Your heatmap should look full. Spend at least 30 minutes each day working on your projects
Make your embarrassing projects private
If you have stuff that's just for you, that's totally cool, but hide it! You don't want people you are trying to see your best work poking through old schoolwork.
#2 - A run-of-the-mill resume
Your resume should make you stand out. Employers are sifting through hundreds of resumes, make yours a little different. Please add some color, black on white is so boring and will make your resume identical at a glance to 90% of other resumes.
I have a whole post with some great example resumes, so be sure to check those out. That said, here are the key points:
- Spell and grammar check!
- Use color
- Avoid vague wording like "I'm a hard worker". Get specific and tell your story!
- Keep it short and sweet
- Tailor your resume to the job you're applying to
#3 - Going too broad
I've seen entry-level developers applying for React positions, full-stack Django positions, and backend DevOps positions all at once! Perhaps counterintuitively, being open to any kind of role will actually make it harder to find a job. Pick a more specific job description that fits your skills and what you're interested, then only apply to those roles.
For example, if you can decide you want to be a backend developer that writes Python and Go, all of a sudden it becomes really clear what skills you need to continue to develop. In that scenario, you would spend most of your time building Go and Python projects, and trying to become familiar with relevant technologies like PostgresQL, Mongo, RabbitMQ, and Kubernetes.
#4 - Ignoring computer science fundamentals
While I agree that you don't need a CS degree to become a successful developer, I think that a CS education will absolutely set you apart from 80% of entry-level candidates. You don't need to go to university to get a CS education. You can learn all you need online! My curriculum, Boot.dev is one such place you can learn online inexpensively.
#5 - Being "done" learning
You are never done learning as a developer.
When you finish school, a course, or a project, it doesn't mean you're "done". While on the job search you should still be building projects, taking courses, reading articles, or whatever else it is that you do to learn. In fact, being on the job search will create a feedback loop that informs you what you should be learning next. Use rejection to find your blindspots.

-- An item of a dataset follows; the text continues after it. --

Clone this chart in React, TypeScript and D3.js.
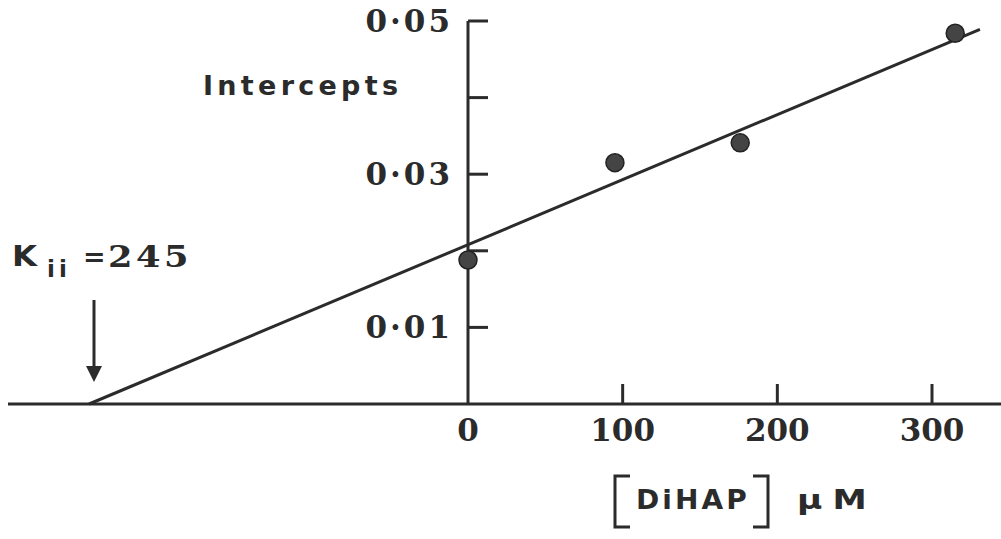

#6 - Creating low-effort content
I've heard people parroting the advice that you should be blogging as a developer to brand yourself as a "thought leader". I do think that blogging is a great hobby to have as a developer, but you should only be doing it if you have something you're passionate about saying. Don't create low-effort content because someone on the internet told you it would help.
Like with projects, having a couple really interesting technical articles is much better than ten boring ones. In fact, poor writing can hurt your image, so if you're going to write, spend some time making it great!

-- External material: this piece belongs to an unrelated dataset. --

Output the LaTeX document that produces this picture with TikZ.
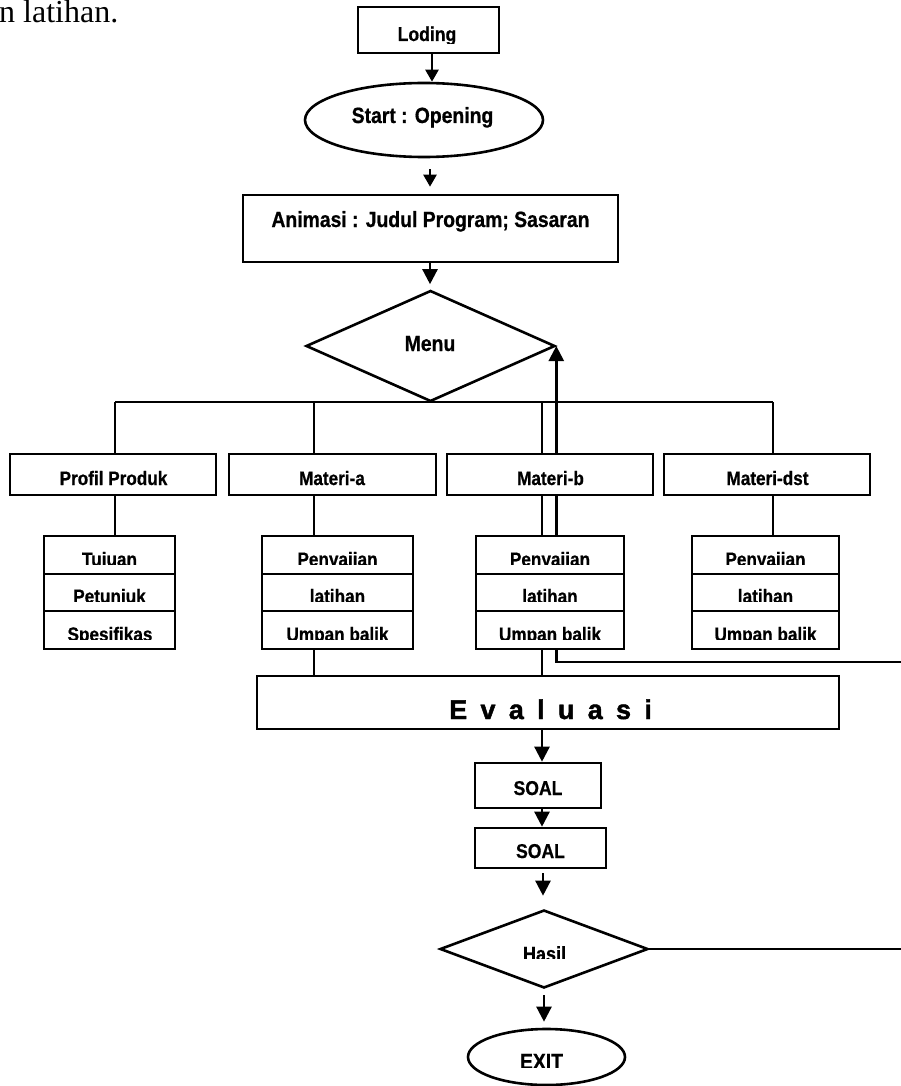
\documentclass[tikz,border=0pt]{standalone}
\usepackage{fontspec}
\setmainfont{Liberation Serif}
\newfontfamily\arialn[FakeStretch=0.88,FakeBold=0.7]{Liberation Sans Bold}
\newfontfamily\arialw[FakeBold=1.6]{Liberation Sans Bold}
\usetikzlibrary{shapes.geometric,arrows.meta}
\pgfdeclarelayer{bg}
\pgfsetlayers{bg,main}
\tikzset{
  ln/.style={line width=2.6pt},
  arr/.style={line width=2.4pt,-{Triangle[length=15pt,width=15pt]}},
  smallarr/.style={line width=2.4pt,-{Triangle[length=12pt,width=13pt]}},
  box/.style={draw,rectangle,line width=2.6pt,fill=white,inner sep=0pt},
  ell/.style={draw,ellipse,line width=2.6pt,fill=white,inner sep=0pt},
  dia/.style={draw,diamond,line width=2.6pt,fill=white,inner sep=0pt},
  lbl/.style={inner sep=0pt,anchor=base},
}
\newcommand\nlab[5]{\node[lbl,font=\arialn\fontsize{#4}{#4}\selectfont] (#1) at (#2,#3) {#5};}
\newcommand\clab[6]{\begin{scope}\clip (#2-120,#3-40) rectangle (#2+120,#6);
  \node[lbl,font=\arialn\fontsize{#4}{#4}\selectfont] (#1) at (#2,#3) {#5};\end{scope}}
\newcommand\bx[6][box]{\node[#1,minimum width=#5pt,minimum height=#6pt] (#2) at (#3,#4) {};}
\begin{document}
\begin{tikzpicture}[x=1pt,y=-1pt]
\useasboundingbox (0,0) rectangle (901,1086);
% caption fragment
\node[anchor=base west,inner sep=0pt,font=\fontsize{32}{32}\selectfont] (cap) at (-1,23) {n latihan.};
% main nodes
\bx{loding}{428.5}{30}{141}{46}
\bx[ell]{start}{424}{120}{238}{74}
\bx{anim}{430.5}{228.5}{375}{67}
\bx[dia]{menu}{430.5}{346}{249}{111}
\bx{profil}{113}{474.5}{206}{41}
\bx{materia}{332.5}{474.5}{207}{41}
\bx{materib}{550}{474.5}{206}{41}
\bx{materidst}{767}{474.5}{206}{41}
% sub boxes
\bx{p1}{109.5}{555}{131}{38}
\bx{p2}{109.5}{592.5}{131}{37}
\bx{p3}{109.5}{630}{131}{38}
\bx{a1}{337.5}{555}{151}{38}
\bx{a2}{337.5}{592.5}{151}{37}
\bx{a3}{337.5}{630}{151}{38}
\bx{b1}{550}{555}{148}{38}
\bx{b2}{550}{592.5}{148}{37}
\bx{b3}{550}{630}{148}{38}
\bx{d1}{765.5}{555}{147}{38}
\bx{d2}{765.5}{592.5}{147}{37}
\bx{d3}{765.5}{630}{147}{38}
\bx{eval}{548}{702.5}{582}{53}
\bx{soal1}{538}{785.5}{126}{45}
\bx{soal2}{540.5}{848}{131}{40}
\bx[dia]{hasil}{544}{949}{208}{78}
\bx[ell]{exit}{546.5}{1057}{157}{56}
% labels
\clab{tloding}{427}{41}{20}{Loding}{43.5}
\nlab{tstart}{422.5}{123}{22}{Start : Opening}
\nlab{tanim}{430.5}{227}{22}{Animasi : Judul Program; Sasaran}
\nlab{tmenu}{430}{351}{22}{Menu}
\nlab{tprofil}{113.5}{485}{19.5}{Profil Produk}
\nlab{tmateria}{332}{485}{19.5}{Materi-a}
\nlab{tmaterib}{550.5}{485}{19.5}{Materi-b}
\nlab{tmateridst}{767.5}{485}{19.5}{Materi-dst}
\clab{tp1}{109.5}{566}{19.5}{Tujuan}{564.5}
\clab{tp2}{109.5}{603}{19.5}{Petunjuk}{601.5}
\clab{tp3}{110}{641}{19.5}{Spesifikas}{639.5}
\clab{ta1}{337.5}{566}{19.5}{Penyajian}{564.5}
\clab{ta2}{337.5}{603}{19.5}{latihan}{601.5}
\clab{ta3}{337.5}{641}{19.5}{Umpan balik}{639.5}
\clab{tb1}{550}{566}{19.5}{Penyajian}{564.5}
\clab{tb2}{550}{603}{19.5}{latihan}{601.5}
\clab{tb3}{550}{641}{19.5}{Umpan balik}{639.5}
\clab{td1}{765.5}{566}{19.5}{Penyajian}{564.5}
\clab{td2}{765.5}{603}{19.5}{latihan}{601.5}
\clab{td3}{765.5}{641}{19.5}{Umpan balik}{639.5}
\node[inner sep=0pt,anchor=base west,font=\arialw\fontsize{27}{27}\selectfont] (teval) at (449,719)
  {E\kern13.3pt v\kern13.3pt a\kern13.3pt l\kern13.3pt u\kern13.3pt a\kern13.3pt s\kern13.3pt i};
\nlab{tsoal1}{538}{795}{20}{SOAL}
\nlab{tsoal2}{540.5}{858}{20}{SOAL}
\clab{thasil}{544.5}{961}{20.5}{Hasil}{958.5}
\clab{texit}{541.5}{1069}{22}{EXIT}{1067}
% helper coordinates
\coordinate (x432) at (432,0);
\coordinate (x430) at (430,0);
\coordinate (x542) at (542,0);
\coordinate (x543) at (543,0);
\coordinate (x544) at (544,0);
\coordinate (bL) at (115,402);
\coordinate (va) at (314,402);
\coordinate (vb) at (542,402);
\coordinate (bR) at (773,402);
\coordinate (retR) at (901,662);
\begin{pgfonlayer}{bg}
\draw[smallarr] (loding.south -| x432) -- (start.north -| x432);
\draw[smallarr,shorten <=11pt,shorten >=7pt] (start.south -| x430) -- (anim.north -| x430);
\draw[arr,shorten >=5pt] (anim.south -| x430) -- (menu.north -| x430);
\draw[ln] (bL) -- (bR);
\draw[ln] (bL) -- (profil.north -| bL);
\draw[ln] (profil.south -| bL) -- (p1.north -| bL);
\draw[ln] (va) -- (materia.north -| va);
\draw[ln] (materia.south -| va) -- (a1.north -| va);
\draw[ln] (a3.south -| va) -- (eval.north -| va);
\draw[ln] (vb) -- (materib.north -| vb);
\draw[ln] (materib.south -| vb) -- (b1.north -| vb);
\draw[ln] (b3.south -| vb) -- (eval.north -| vb);
\draw[ln] (bR) -- (materidst.north -| bR);
\draw[ln] (materidst.south -| bR) -- (d1.north -| bR);
\draw[arr] (retR) -| (menu.east);
\draw[arr] (eval.south -| x542) -- (soal1.north -| x542);
\draw[arr] (soal1.south -| x542) -- (soal2.north -| x542);
\draw[arr,shorten <=4pt,shorten >=13pt] (soal2.south -| x543) -- (hasil.north -| x543);
\draw[arr,shorten <=6pt,shorten >=6pt] (hasil.south -| x544) -- (exit.north -| x544);
\draw[ln] (hasil.east) -- (hasil.east -| retR);
\end{pgfonlayer}
\end{tikzpicture}
\end{document}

#7 - Not building a T-shaped skill set
By my observation, T-shaped developers tend to be the most successful. The vertical bar on the letter “T” represents depth of knowledge, while the horizontal bar represents breadth.
Once you decide the kind of developer you want to be (for example, a front-end Vue.js developer, a back-end Go developer, or a Unity game developer), you can start work on your "T shape". Spend 80% of your time building skills directly relevant to the work you want to do, and spend 20% of your time familiarizing yourself with a broad spectrum of interesting tools, technologies, and programming concepts.

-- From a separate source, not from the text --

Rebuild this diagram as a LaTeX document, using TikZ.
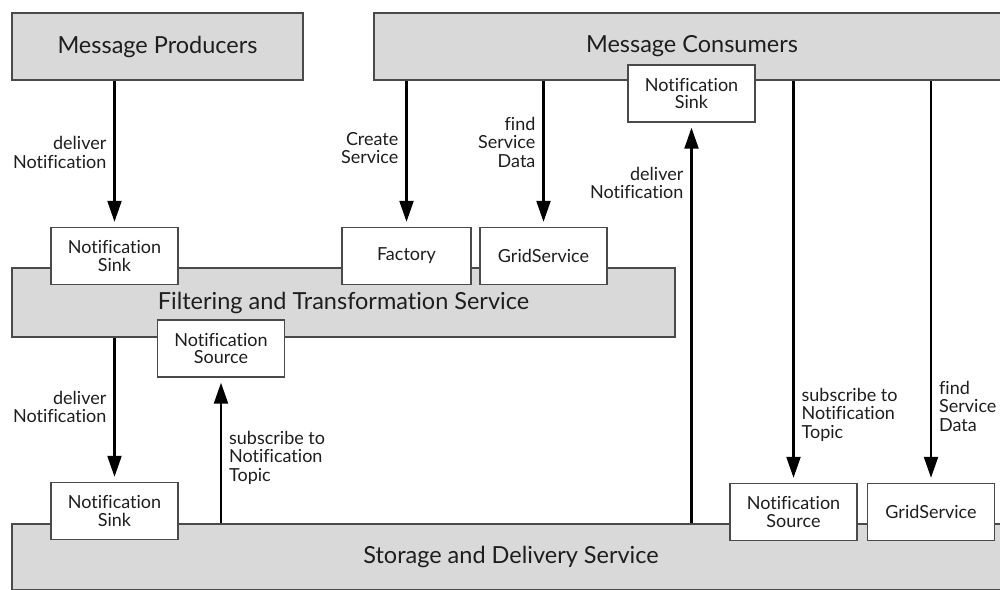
\documentclass[tikz,border=0pt]{standalone}
\usepackage{fontspec}
\setmainfont{Lato}[Ligatures={NoCommon}]
\usetikzlibrary{arrows.meta}
\definecolor{boxgray}{HTML}{D9D9D9}
\definecolor{edge}{HTML}{4A4A4A}
\definecolor{ink}{HTML}{1E1E1E}
\tikzset{
  bigbox/.style={draw=edge, line width=1.6pt, fill=boxgray, inner sep=0pt,
    text=ink, font=\fontsize{23.5}{27}\selectfont},
  smallbox/.style={draw=edge, line width=1.4pt, fill=white, inner sep=0pt,
    minimum width=127pt, minimum height=57pt, align=center, text=ink,
    font=\fontsize{18}{17.5}\selectfont},
  arr/.style={line width=2.2pt, black, -{Triangle[length=21pt,width=14pt]}, shorten >=5pt},
  lbl/.style={text=ink, font=\fontsize{18}{18.5}\selectfont, inner xsep=7pt, inner ysep=0pt},
  lblL/.style={lbl, left, align=right},
  lblR/.style={lbl, right, align=left},
}
\begin{document}
\begin{tikzpicture}[x=1pt, y=-1pt]
\useasboundingbox (0,0) rectangle (1000,589);
\fill[white] (0,0) rectangle (1000,589);
\clip (0,0) rectangle (1000,589);

% big boxes
\node[bigbox, minimum width=291pt, minimum height=67pt] (pro) at (157.5,46.5) {Message Producers};
\node[bigbox, minimum width=636pt, minimum height=67pt] (con) at (692,46.5) {Message Consumers};
\node[bigbox, minimum width=663pt, minimum height=69pt] (filt) at (343.5,302.5) {Filtering and Transformation Service};
\node[bigbox, minimum width=998pt, minimum height=66pt] (stor) at (511,557) {Storage and Delivery Service};

% small boxes
\node[smallbox] (sinkA) at (114.5,256) {Notification\\Sink};
\node[smallbox, minimum width=129pt] (fac) at (406.5,256) {Factory};
\node[smallbox] (gsA) at (543.5,256) {GridService};
\node[smallbox] (srcA) at (221,348.5) {Notification\\Source};
\node[smallbox] (sinkC) at (691.5,93.5) {Notification\\Sink};
\node[smallbox] (sinkB) at (114.5,511) {Notification\\Sink};
\node[smallbox] (srcB) at (793.5,512) {Notification\\Source};
\node[smallbox] (gsB) at (931,512) {GridService};

% connectors
\draw[arr] (sinkA.north |- pro.south) -- node[lblL, pos=0.49] {deliver\\Notification} (sinkA.north);
\draw[arr] (fac.north |- con.south) -- node[lblL, pos=0.46] {Create\\Service} (fac.north);
\draw[arr] (gsA.north |- con.south) -- node[lblL, pos=0.42] {find\\Service\\Data} (gsA.north);
\draw[arr] (sinkC.south |- stor.north) -- node[lblL, pos=0.85] {deliver\\Notification} (sinkC.south);
\draw[arr] (srcB.north |- con.south) -- node[lblR, pos=0.83] {subscribe to\\Notification\\Topic} (srcB.north);
\draw[arr] (gsB.north |- con.south) -- node[lblR, pos=0.81] {find\\Service\\Data} (gsB.north);
\draw[arr] (sinkB.north |- filt.south) -- node[lblL, pos=0.48] {deliver\\Notification} (sinkB.north);
\draw[arr] (srcA.south |- stor.north) -- node[lblR, pos=0.45] {subscribe to\\Notification\\Topic} (srcA.south);
\end{tikzpicture}
\end{document}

#8 - Freelancing out of fear
I'm convinced freelancing is not easier than finding a full-time job for most people. If you're worried that you won't be able to land a full-time job because you don't think you do well in interviews, you'll almost certainly have a harder time marketing and selling your services to companies. Having a full-time job where you work with other experienced developers also offers valuable mentorship that you won't get on your own.